Your task is to reproduce, verbatim and without pictures, the lines from the opening of the listing through the line containing "from matplotlib.lines import Line2D".

- **Data**
+++

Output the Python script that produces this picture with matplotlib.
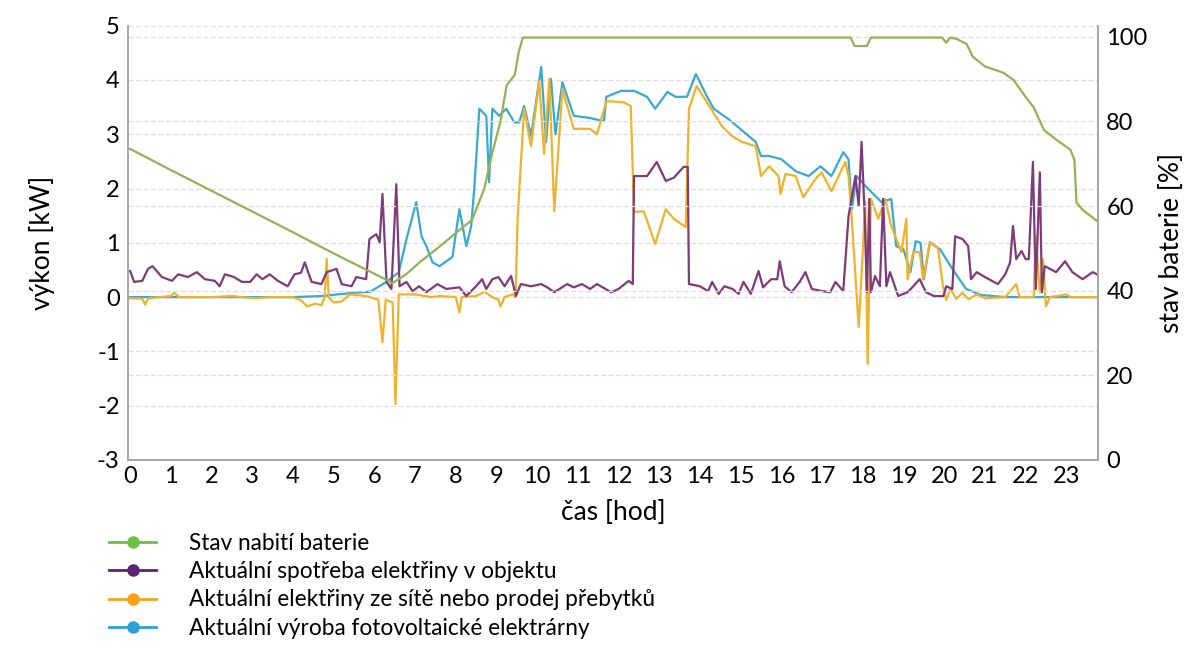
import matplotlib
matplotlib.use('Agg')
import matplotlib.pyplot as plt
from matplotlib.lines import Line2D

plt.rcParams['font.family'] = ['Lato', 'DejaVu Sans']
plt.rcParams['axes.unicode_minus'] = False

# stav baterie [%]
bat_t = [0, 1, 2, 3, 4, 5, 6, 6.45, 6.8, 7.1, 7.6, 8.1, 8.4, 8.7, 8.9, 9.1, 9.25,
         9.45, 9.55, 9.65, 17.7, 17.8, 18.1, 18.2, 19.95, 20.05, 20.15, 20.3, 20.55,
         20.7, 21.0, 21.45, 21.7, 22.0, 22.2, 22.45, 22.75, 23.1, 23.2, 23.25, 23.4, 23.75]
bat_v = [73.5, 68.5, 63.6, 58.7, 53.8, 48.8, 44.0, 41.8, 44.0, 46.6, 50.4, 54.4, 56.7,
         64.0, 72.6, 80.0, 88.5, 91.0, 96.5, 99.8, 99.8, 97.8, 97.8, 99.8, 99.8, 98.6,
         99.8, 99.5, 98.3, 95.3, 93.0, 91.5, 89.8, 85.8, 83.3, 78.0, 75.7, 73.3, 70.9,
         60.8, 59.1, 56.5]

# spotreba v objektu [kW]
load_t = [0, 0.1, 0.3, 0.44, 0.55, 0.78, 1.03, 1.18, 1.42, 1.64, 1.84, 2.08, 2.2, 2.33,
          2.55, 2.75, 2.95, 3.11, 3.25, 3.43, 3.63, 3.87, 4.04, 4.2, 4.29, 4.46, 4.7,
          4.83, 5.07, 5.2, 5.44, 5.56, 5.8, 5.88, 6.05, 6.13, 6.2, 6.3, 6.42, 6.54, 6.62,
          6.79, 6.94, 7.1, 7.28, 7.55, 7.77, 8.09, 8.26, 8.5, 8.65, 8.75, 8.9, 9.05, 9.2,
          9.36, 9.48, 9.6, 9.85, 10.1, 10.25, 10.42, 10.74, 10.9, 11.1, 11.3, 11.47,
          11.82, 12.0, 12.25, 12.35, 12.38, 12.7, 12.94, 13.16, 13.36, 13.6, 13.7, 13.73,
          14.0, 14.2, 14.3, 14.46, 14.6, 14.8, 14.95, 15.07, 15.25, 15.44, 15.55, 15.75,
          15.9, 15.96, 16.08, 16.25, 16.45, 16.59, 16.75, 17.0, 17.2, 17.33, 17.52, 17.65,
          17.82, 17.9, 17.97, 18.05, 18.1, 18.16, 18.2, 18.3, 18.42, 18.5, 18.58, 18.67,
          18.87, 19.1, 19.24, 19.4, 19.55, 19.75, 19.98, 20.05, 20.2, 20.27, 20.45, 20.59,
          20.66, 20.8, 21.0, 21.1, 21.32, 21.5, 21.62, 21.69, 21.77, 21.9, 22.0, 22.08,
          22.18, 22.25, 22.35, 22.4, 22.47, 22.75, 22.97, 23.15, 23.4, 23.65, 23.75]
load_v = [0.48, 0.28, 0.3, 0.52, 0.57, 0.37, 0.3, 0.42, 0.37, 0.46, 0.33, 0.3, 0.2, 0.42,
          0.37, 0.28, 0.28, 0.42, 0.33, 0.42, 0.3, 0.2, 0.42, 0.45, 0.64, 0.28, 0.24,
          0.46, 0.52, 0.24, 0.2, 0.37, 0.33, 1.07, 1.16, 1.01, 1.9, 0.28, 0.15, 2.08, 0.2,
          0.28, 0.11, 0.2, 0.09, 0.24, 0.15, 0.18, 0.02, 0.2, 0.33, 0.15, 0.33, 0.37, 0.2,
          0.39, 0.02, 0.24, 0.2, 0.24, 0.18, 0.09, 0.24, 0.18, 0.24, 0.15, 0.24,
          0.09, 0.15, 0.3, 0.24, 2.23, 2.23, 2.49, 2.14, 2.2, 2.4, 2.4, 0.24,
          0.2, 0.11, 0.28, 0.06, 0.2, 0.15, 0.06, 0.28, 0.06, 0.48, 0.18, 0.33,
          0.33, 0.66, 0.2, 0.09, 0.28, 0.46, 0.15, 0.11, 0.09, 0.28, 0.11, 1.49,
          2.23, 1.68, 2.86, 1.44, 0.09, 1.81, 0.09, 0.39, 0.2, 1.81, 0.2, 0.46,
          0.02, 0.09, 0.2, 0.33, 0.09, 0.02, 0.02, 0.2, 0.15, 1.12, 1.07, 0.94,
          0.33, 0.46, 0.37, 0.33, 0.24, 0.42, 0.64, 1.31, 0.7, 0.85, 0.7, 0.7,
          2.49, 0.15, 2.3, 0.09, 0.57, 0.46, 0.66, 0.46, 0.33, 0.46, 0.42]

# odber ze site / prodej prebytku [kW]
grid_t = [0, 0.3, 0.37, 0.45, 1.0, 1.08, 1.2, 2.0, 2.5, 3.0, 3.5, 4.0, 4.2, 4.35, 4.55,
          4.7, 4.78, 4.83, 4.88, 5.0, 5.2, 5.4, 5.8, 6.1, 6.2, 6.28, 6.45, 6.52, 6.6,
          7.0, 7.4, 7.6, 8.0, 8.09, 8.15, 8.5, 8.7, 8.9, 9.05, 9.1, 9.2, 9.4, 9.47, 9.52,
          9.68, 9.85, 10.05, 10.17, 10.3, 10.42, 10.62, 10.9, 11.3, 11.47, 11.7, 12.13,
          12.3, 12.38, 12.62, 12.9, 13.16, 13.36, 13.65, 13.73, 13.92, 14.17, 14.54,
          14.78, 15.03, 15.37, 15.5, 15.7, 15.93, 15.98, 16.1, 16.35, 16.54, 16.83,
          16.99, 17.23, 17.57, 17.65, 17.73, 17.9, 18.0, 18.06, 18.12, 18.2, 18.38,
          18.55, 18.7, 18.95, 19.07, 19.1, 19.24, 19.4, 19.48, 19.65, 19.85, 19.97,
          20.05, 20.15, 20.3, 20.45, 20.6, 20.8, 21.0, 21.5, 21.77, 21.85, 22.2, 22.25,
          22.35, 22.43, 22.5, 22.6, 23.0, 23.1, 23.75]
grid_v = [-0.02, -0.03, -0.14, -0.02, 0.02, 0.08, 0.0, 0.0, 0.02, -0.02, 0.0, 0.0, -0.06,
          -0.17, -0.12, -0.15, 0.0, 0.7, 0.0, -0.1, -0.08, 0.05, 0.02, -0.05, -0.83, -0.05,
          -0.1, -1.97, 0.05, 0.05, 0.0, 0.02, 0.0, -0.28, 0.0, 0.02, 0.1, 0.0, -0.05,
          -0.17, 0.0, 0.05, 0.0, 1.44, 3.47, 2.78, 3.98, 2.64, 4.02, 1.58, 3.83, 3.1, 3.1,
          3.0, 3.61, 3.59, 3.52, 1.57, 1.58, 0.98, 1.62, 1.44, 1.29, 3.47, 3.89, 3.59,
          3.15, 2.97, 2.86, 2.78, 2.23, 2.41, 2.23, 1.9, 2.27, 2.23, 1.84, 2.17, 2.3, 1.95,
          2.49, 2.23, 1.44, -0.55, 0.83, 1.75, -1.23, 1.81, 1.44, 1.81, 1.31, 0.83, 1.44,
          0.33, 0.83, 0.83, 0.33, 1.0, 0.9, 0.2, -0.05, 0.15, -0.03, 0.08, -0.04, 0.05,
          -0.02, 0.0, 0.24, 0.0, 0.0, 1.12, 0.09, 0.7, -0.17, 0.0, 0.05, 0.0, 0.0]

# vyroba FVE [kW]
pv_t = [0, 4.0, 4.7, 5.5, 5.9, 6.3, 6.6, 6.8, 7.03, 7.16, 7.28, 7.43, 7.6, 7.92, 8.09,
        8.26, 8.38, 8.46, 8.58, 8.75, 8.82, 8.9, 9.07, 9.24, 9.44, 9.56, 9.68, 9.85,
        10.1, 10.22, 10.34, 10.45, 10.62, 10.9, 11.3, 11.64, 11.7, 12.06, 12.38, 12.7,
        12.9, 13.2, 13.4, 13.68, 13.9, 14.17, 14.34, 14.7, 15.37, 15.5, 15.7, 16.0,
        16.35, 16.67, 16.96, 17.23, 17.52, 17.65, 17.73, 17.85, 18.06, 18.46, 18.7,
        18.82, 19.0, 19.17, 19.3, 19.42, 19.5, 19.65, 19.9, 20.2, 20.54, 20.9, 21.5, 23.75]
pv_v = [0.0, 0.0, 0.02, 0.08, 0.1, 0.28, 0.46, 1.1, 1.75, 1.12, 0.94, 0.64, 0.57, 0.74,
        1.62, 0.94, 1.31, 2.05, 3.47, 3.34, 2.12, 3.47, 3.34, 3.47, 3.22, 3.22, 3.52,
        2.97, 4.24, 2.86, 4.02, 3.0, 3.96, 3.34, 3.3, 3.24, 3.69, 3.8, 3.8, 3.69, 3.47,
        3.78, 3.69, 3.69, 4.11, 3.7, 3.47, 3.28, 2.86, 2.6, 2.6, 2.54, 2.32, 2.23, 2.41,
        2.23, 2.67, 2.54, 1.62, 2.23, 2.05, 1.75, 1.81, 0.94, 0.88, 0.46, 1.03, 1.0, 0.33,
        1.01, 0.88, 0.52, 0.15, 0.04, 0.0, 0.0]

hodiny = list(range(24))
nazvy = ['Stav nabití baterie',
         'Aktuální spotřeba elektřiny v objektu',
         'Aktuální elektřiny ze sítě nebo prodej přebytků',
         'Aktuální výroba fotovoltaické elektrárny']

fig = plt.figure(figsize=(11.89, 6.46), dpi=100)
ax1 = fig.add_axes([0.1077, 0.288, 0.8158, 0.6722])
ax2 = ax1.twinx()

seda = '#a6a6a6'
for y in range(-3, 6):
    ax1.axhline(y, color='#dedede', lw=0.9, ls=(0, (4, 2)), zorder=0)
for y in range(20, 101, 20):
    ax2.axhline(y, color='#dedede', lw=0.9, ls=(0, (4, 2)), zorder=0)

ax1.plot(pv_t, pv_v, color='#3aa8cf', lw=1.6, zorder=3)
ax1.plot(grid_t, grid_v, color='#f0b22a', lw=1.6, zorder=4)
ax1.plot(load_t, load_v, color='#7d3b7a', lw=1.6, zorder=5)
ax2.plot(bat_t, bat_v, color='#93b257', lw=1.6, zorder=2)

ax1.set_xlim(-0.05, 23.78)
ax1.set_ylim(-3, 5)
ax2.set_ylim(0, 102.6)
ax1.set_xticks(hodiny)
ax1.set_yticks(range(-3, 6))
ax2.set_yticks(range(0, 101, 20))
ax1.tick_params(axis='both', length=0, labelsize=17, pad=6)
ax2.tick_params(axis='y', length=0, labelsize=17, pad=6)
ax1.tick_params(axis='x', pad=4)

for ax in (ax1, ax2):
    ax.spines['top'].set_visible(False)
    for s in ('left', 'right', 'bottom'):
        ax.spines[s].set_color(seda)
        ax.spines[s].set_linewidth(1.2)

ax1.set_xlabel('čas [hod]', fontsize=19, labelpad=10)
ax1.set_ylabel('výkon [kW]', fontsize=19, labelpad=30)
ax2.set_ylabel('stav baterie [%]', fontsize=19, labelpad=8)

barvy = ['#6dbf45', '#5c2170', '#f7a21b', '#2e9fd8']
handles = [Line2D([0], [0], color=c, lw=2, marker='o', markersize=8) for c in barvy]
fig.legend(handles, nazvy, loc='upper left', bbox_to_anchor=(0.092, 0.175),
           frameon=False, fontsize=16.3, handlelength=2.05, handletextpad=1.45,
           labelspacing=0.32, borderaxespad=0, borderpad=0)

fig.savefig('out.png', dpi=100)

+++

- **Written response**
Output the Python script that produces this picture with matplotlib.
import matplotlib
matplotlib.use('Agg')
import matplotlib.pyplot as plt
from matplotlib.lines import Line2D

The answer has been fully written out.